Source code of charts
•••

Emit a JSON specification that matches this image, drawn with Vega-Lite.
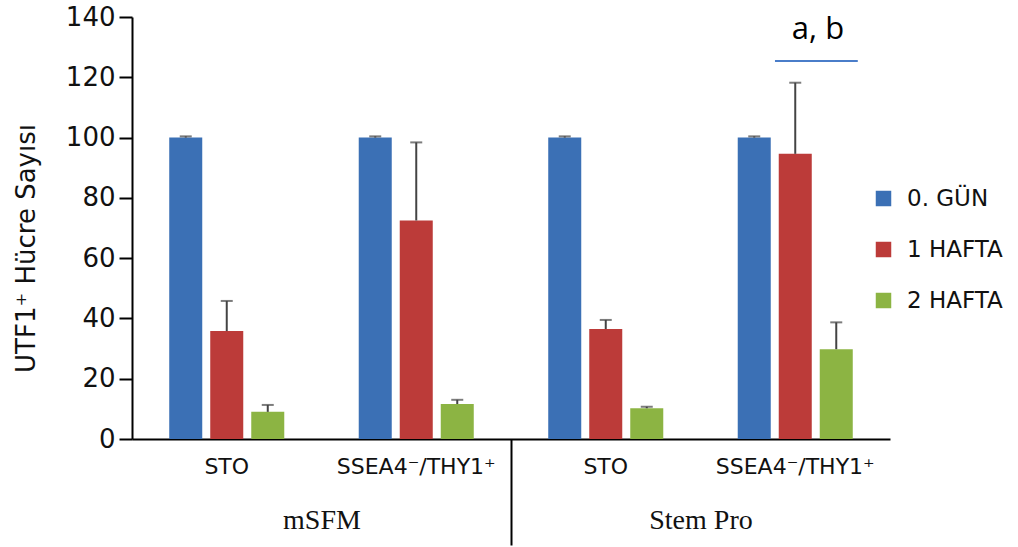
{
  "$schema": "https://vega.github.io/schema/vega-lite/v6.json",
  "width": 758,
  "height": 422,
  "autosize": "none",
  "padding": {"left": 132, "top": 17, "right": 128, "bottom": 108},
  "background": "white",
  "config": {"view": {"stroke": null}, "font": "DejaVu Sans"},
  "datasets": {
    "bars": [
      {"grp": "mSFM|STO", "series": "0. GÜN", "value": 100, "upper": 100.4},
      {"grp": "mSFM|STO", "series": "1 HAFTA", "value": 35.8, "upper": 45.8},
      {"grp": "mSFM|STO", "series": "2 HAFTA", "value": 9.0, "upper": 11.3},
      {"grp": "mSFM|SSEA4", "series": "0. GÜN", "value": 100, "upper": 100.4},
      {"grp": "mSFM|SSEA4", "series": "1 HAFTA", "value": 72.5, "upper": 98.4},
      {"grp": "mSFM|SSEA4", "series": "2 HAFTA", "value": 11.6, "upper": 13.0},
      {"grp": "Stem Pro|STO", "series": "0. GÜN", "value": 100, "upper": 100.4},
      {"grp": "Stem Pro|STO", "series": "1 HAFTA", "value": 36.5, "upper": 39.5},
      {"grp": "Stem Pro|STO", "series": "2 HAFTA", "value": 10.2, "upper": 10.7},
      {"grp": "Stem Pro|SSEA4", "series": "0. GÜN", "value": 100, "upper": 100.4},
      {"grp": "Stem Pro|SSEA4", "series": "1 HAFTA", "value": 94.6, "upper": 118.2},
      {"grp": "Stem Pro|SSEA4", "series": "2 HAFTA", "value": 29.8, "upper": 38.7}
    ],
    "annot": [
      {"grp": "Stem Pro|SSEA4", "label": "a, b", "lineY": 125.4, "textY": 135.7}
    ],
    "media": [
      {"media": "mSFM"},
      {"media": "Stem Pro"}
    ]
  },
  "layer": [
    {
      "layer": [
        {
          "data": {"name": "bars"},
          "mark": {"type": "bar"},
          "encoding": {
            "x": {
              "field": "grp", "type": "nominal", "sort": null,
              "scale": {"paddingInner": 0, "paddingOuter": 0},
              "axis": {
                "title": null,
                "labelExpr": "split(datum.value, '|')[1] === 'SSEA4' ? 'SSEA4⁻/THY1⁺' : 'STO'",
                "labelAngle": 0,
                "labelFontSize": 22,
                "labelColor": "#111",
                "labelPadding": 17,
                "ticks": false,
                "domainColor": "black",
                "domainWidth": 2
              }
            },
            "xOffset": {
              "field": "series", "type": "nominal",
              "sort": ["0. GÜN", "1 HAFTA", "2 HAFTA"],
              "scale": {"paddingInner": 0.195, "paddingOuter": 0.908}
            },
            "y": {
              "field": "value", "type": "quantitative",
              "scale": {"domain": [0, 140]},
              "axis": {
                "title": "UTF1⁺ Hücre Sayısı",
                "titleFontSize": 26,
                "titleFontWeight": "normal",
                "titleColor": "#111",
                "titlePadding": 26,
                "titleY": 231,
                "values": [0, 20, 40, 60, 80, 100, 120, 140],
                "labelFontSize": 26,
                "labelColor": "#111",
                "labelPadding": 4,
                "tickSize": 13,
                "tickWidth": 2,
                "tickColor": "black",
                "domainColor": "black",
                "domainWidth": 2,
                "grid": false
              }
            },
            "color": {
              "field": "series", "type": "nominal",
              "sort": ["0. GÜN", "1 HAFTA", "2 HAFTA"],
              "scale": {"domain": ["0. GÜN", "1 HAFTA", "2 HAFTA"], "range": ["#3B70B5", "#BC3B39", "#8CB443"]},
              "legend": {
                "title": null,
                "orient": "none",
                "legendX": 740,
                "legendY": 170,
                "symbolType": "square",
                "symbolSize": 240,
                "symbolStrokeWidth": 0,
                "labelFontSize": 23,
                "labelColor": "#111",
                "labelOffset": 12,
                "rowPadding": 27,
                "padding": 0
              }
            }
          }
        },
        {
          "data": {"name": "bars"},
          "mark": {"type": "rule", "color": "#444", "strokeWidth": 2},
          "encoding": {
            "x": {"field": "grp", "type": "nominal", "sort": null},
            "xOffset": {"field": "series", "type": "nominal", "sort": ["0. GÜN", "1 HAFTA", "2 HAFTA"]},
            "y": {"field": "value", "type": "quantitative"},
            "y2": {"field": "upper"}
          }
        },
        {
          "data": {"name": "bars"},
          "mark": {"type": "tick", "color": "#444", "thickness": 2, "size": 12},
          "encoding": {
            "x": {"field": "grp", "type": "nominal", "sort": null},
            "xOffset": {"field": "series", "type": "nominal", "sort": ["0. GÜN", "1 HAFTA", "2 HAFTA"]},
            "y": {"field": "upper", "type": "quantitative"}
          }
        },
        {
          "data": {"name": "annot"},
          "mark": {"type": "rule", "color": "#4A7DC9", "strokeWidth": 2},
          "encoding": {
            "x": {"field": "grp", "type": "nominal", "sort": null, "bandPosition": 0.393},
            "x2": {"field": "grp", "bandPosition": 0.83},
            "y": {"field": "lineY", "type": "quantitative"}
          }
        },
        {
          "data": {"name": "annot"},
          "mark": {"type": "text", "fontSize": 31, "font": "Open Sans", "color": "black", "baseline": "middle", "align": "center"},
          "encoding": {
            "x": {"field": "grp", "type": "nominal", "sort": null, "bandPosition": 0.62},
            "y": {"field": "textY", "type": "quantitative"},
            "text": {"field": "label"}
          }
        }
      ]
    },
    {
      "data": {"name": "media"},
      "mark": {"type": "text", "text": ""},
      "encoding": {
        "x": {
          "field": "media", "type": "nominal", "sort": null,
          "scale": {"paddingInner": 0, "paddingOuter": 0},
          "axis": {
            "orient": "bottom",
            "title": null,
            "domain": false,
            "labelAngle": 0,
            "labelFont": "Liberation Serif",
            "labelFontSize": 28,
            "labelColor": "#111",
            "labelBaseline": "top",
            "tickSize": 106,
            "tickWidth": 2,
            "tickOffset": -189.5,
            "labelOffset": 189.5,
            "tickColor": {"condition": {"test": "datum.value === 'Stem Pro'", "value": "black"}, "value": "transparent"},
            "labelPadding": -39
          }
        }
      }
    }
  ],
  "resolve": {"scale": {"x": "independent"}, "axis": {"x": "independent"}}
}
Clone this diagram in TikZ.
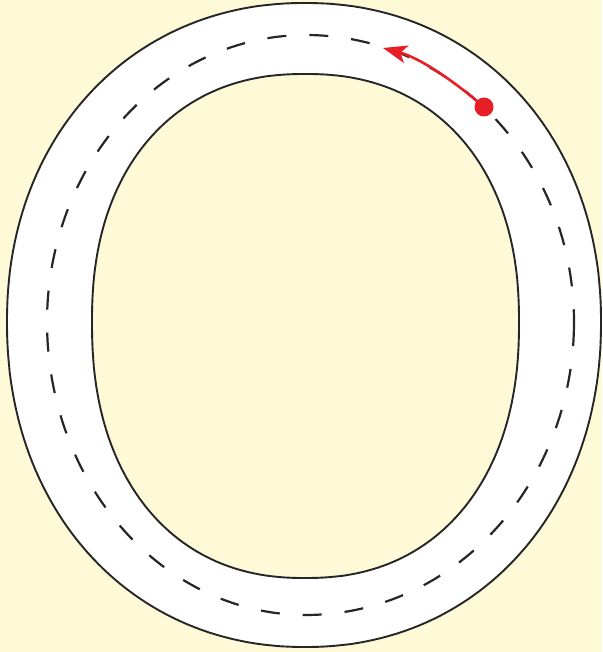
\documentclass[tikz,border=0pt]{standalone}
\usepackage{tikz}
\usetikzlibrary{arrows.meta}

\definecolor{paper}{RGB}{254,249,214}
\definecolor{carred}{RGB}{232,30,38}

% closed track curve: centre x, centre y, left, right, top, bottom half-widths, exponent
\newcommand{\trackline}[7]{plot[domain=1:361, samples=241]
  ({#1 + (cos(\x)<0 ? #3 : #4)*sign(cos(\x))*pow(abs(cos(\x)),#7)},
   {#2 + (sin(\x)<0 ? #5 : #6)*sign(sin(\x))*pow(abs(sin(\x)),#7)}) -- cycle}

\begin{document}
\begin{tikzpicture}[x=1pt, y=-1pt, >=Stealth,
    edge/.style={line width=1.9pt, black!85},
    lane/.style={line width=2.2pt, black!85, dash pattern=on 19pt off 23pt},
    car/.style={circle, fill=carred, inner sep=0pt, minimum size=19pt},
    drive/.style={line width=2.6pt, carred, shorten <=-2pt}]
  % background
  \fill[paper] (0,0) rectangle (602,652);
  \useasboundingbox (0,0) rectangle (602,652);
  % track
  \fill[white, even odd rule] \trackline{305}{322}{298}{296}{319}{325}{0.95}
    \trackline{305}{322}{213}{214}{248}{256}{0.89};
  \draw[edge] \trackline{305}{322}{298}{296}{319}{325}{0.95};
  \draw[edge] \trackline{305}{322}{213}{214}{248}{256}{0.89};
  \draw[lane] \trackline{306}{322}{259}{268}{287}{293}{1};
  % car and its direction
  \node[car] (car) at (484,107) {};
  \coordinate (ahead) at (383,48);
  \draw[drive, -{Stealth[length=24pt, width=18pt, inset=6pt]}] (car) .. controls (452,80) and (420,58) .. (ahead);
\end{tikzpicture}
\end{document}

•••

Your instructions:
Each line above that holds the string "this" should be copied and shown.

The answer:
Emit a JSON specification that matches this image, drawn with Vega-Lite.
Clone this diagram in TikZ.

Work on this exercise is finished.